Эмма Герштейн, как и другие исследователи советской поры, делает из Лермонтова диссидента. Не представляется, чтобы это соответствовало истине. Не существовало таких глубоко законспирированных сообществ, о которых не знало бы III отделение. Все эти люди имели родственников и друзей, лояльных к правительству. Большой свет — своего рода «большая деревня»: все друг другу родня, все друг с другом знакомы. Неужто удалось бы держать в секрете какой-то заговор, если таковой существовал?
Другой вопрос — почему это «тайное общество» так ничего и не породило? Где хотя бы малейшие следы их деятельности? Чем они вообще занимались, если не просто разговорами, курением, игрой, дружеским и непринужденным времяпрепровождением?
И наконец, последнее возражение. Лермонтов не был диссидентом. Он был недоволен не отдельными распоряжениями правительства или какими-то реалиями современной ему жизни, — он был недоволен состоянием человеческой души в мире. Поэтому и «Герой нашего времени» — не о бедственном положении крестьянства, а о нравственных терзаниях скучающего молодого офицера. Поэтому и «Демон» — не о зверствах цензуры или телесных наказаниях в армии, а о том, что соприкосновение с падшим духом тяжко, почти гибельно для человека.

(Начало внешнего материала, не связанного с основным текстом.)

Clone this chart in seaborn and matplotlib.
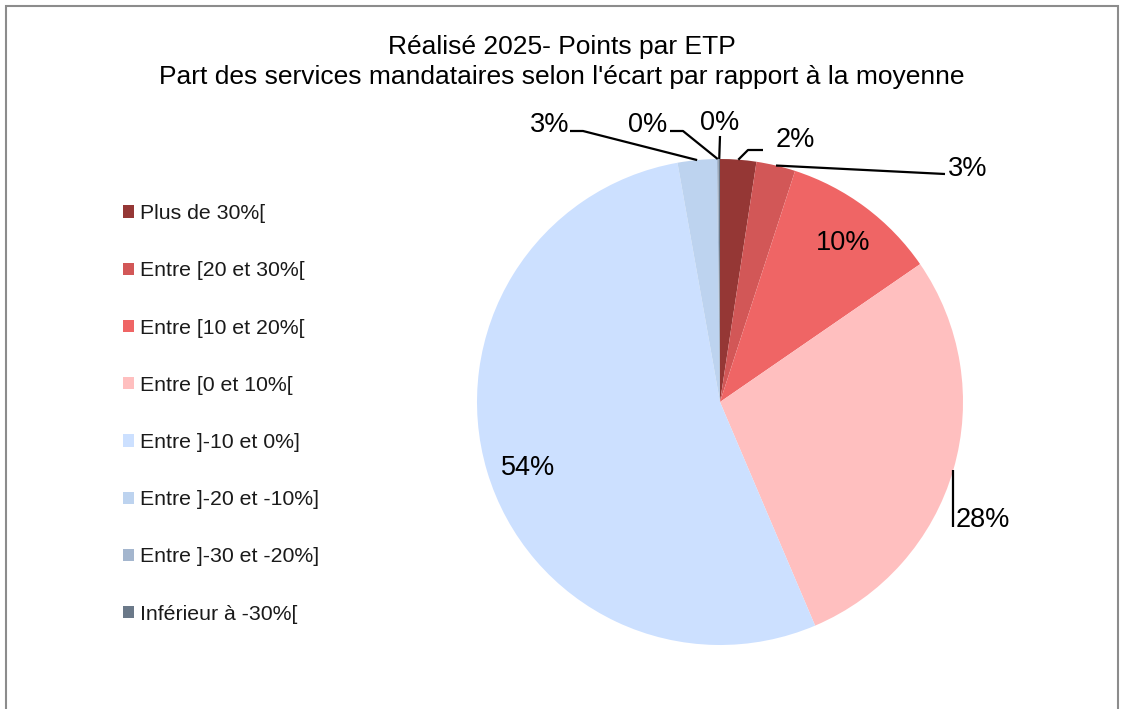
import matplotlib
matplotlib.use("Agg")
import matplotlib.pyplot as plt
import seaborn as sns
from matplotlib.patches import Patch, Rectangle
import numpy as np

categories = ["Plus de 30%[", "Entre [20 et 30%[", "Entre [10 et 20%[", "Entre [0 et 10%[",
              "Entre ]-10 et 0%]", "Entre ]-20 et -10%]", "Entre ]-30 et -20%]", "Inférieur à -30%["]
values = [2.4, 2.6, 10.4, 28.2, 53.6, 2.6, 0.1, 0.1]
colors = ["#953735", "#D25757", "#EF6565", "#FFBFBF", "#CCE0FF", "#BDD3EF", "#A4B6CE", "#6B7989"]
title = "Réalisé 2025- Points par ETP\nPart des services mandataires selon l'écart par rapport à la moyenne"

sns.set_theme(style="white")
plt.rcParams['font.family'] = ['Liberation Sans', 'DejaVu Sans']

W, H = 1124, 709
fig = plt.figure(figsize=(W / 100, H / 100), dpi=100)
fig.patch.set_facecolor("white")

# border
fig.patches.append(Rectangle((6 / W, -0.05), (1118 - 6) / W, 1.05 - 6 / H, transform=fig.transFigure,
                             fill=False, edgecolor="#8c8c8c", linewidth=1.5))

cx, cy, R = 720, 402, 243
ax = fig.add_axes([(cx - R) / W, (H - cy - R) / H, 2 * R / W, 2 * R / H])
wedges, _ = ax.pie(values, colors=colors, startangle=90, counterclock=False, radius=1.0,
                   wedgeprops=dict(linewidth=0))
ax.set_xlim(-1, 1)
ax.set_ylim(-1, 1)
ax.set_aspect("equal")
ax.axis("off")

total = sum(values)
fracs = np.array(values) / total
cum = np.concatenate([[0], np.cumsum(fracs)[:-1]])
mids = np.deg2rad(90 - 360 * (cum + fracs / 2))
labels = [f"{round(f * 100):.0f}%" for f in fracs]


def d(px, py):
    return ((px - cx) / R, (cy - py) / R)


layout = {
    0: ((776, 140), "left", [(763, 150), (748, 150)]),
    1: ((948, 169), "left", [(945, 174)]),
    2: ((843, 243), "center", None),
    3: ((956, 520), "left", "vertical"),
    4: ((528, 468), "center", None),
    5: ((569, 125), "right", [(570, 131), (583, 131)]),
    6: ((667, 125), "right", [(670, 131), (683, 131)]),
    7: ((720, 123), "center", [(720, 136)]),
}

for i, (tpos, ha, path) in layout.items():
    tx, ty = d(*tpos)
    ax.text(tx, ty, labels[i], ha=ha, va="center", fontsize=19.5, color="black", clip_on=False)
    ex, ey = np.cos(mids[i]), np.sin(mids[i])
    if path is None:
        continue
    if path == "vertical":
        xs = [ex, ex]
        ys = [ey, d(0, 527)[1]]
    else:
        pts = [d(*p) for p in path] + [(ex, ey)]
        xs = [p[0] for p in pts]
        ys = [p[1] for p in pts]
    ax.plot(xs, ys, color="black", linewidth=1.6, clip_on=False, solid_capstyle="butt")

fig.text(562 / W, 1 - 62 / H, title, ha="center", va="center", fontsize=19, linespacing=1.3,
         color="black")

handles = [Patch(facecolor=c, edgecolor="none") for c in colors]
fig.legend(handles, categories, loc="upper left", bbox_to_anchor=(123 / W, 1 - 204 / H),
           frameon=False, fontsize=15.3, labelspacing=1.8, handlelength=0.5, handleheight=0.5,
           handletextpad=0.3, borderaxespad=0, borderpad=0, labelcolor="#1a1a1a")

fig.savefig("out.png", dpi=100, facecolor="white")
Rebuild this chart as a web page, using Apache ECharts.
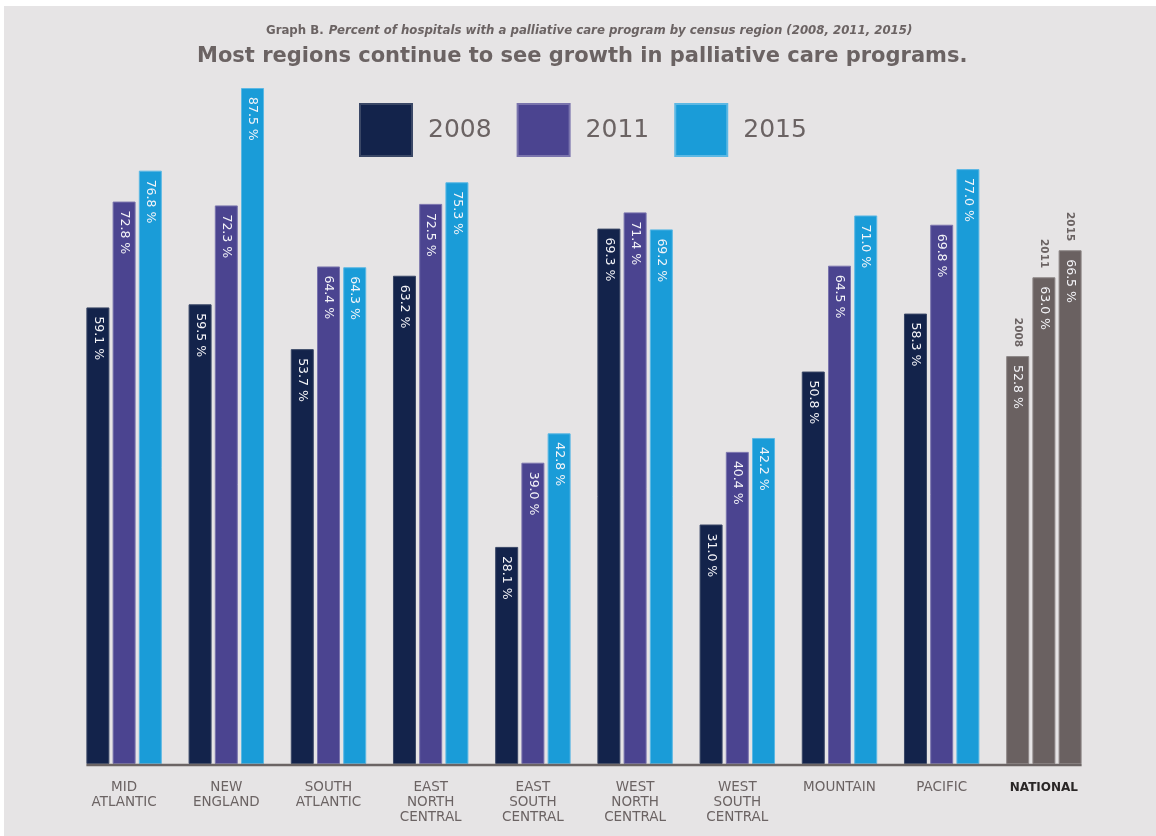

Лермонтову несвойственно было «примыкать» к группам; это мы видели еще на примере его отношений с литераторами. Однако ему в высшей степени свойственно было, как бы сейчас сказали, «тусоваться» в компаниях. В Москве, в пору юности, у Лермонтова тоже была своя компания, она называлась «веселой бандой». Первое (и единственное), чем он озаботился, оказавшись в Новгороде, на новом месте службы, — обеспечил себе репутацию «доброго малого» в обществе местных офицеров. Точно так же вел он себя и в других случаях («лермонтовская банда» в Пятигорске в июле 1841 года).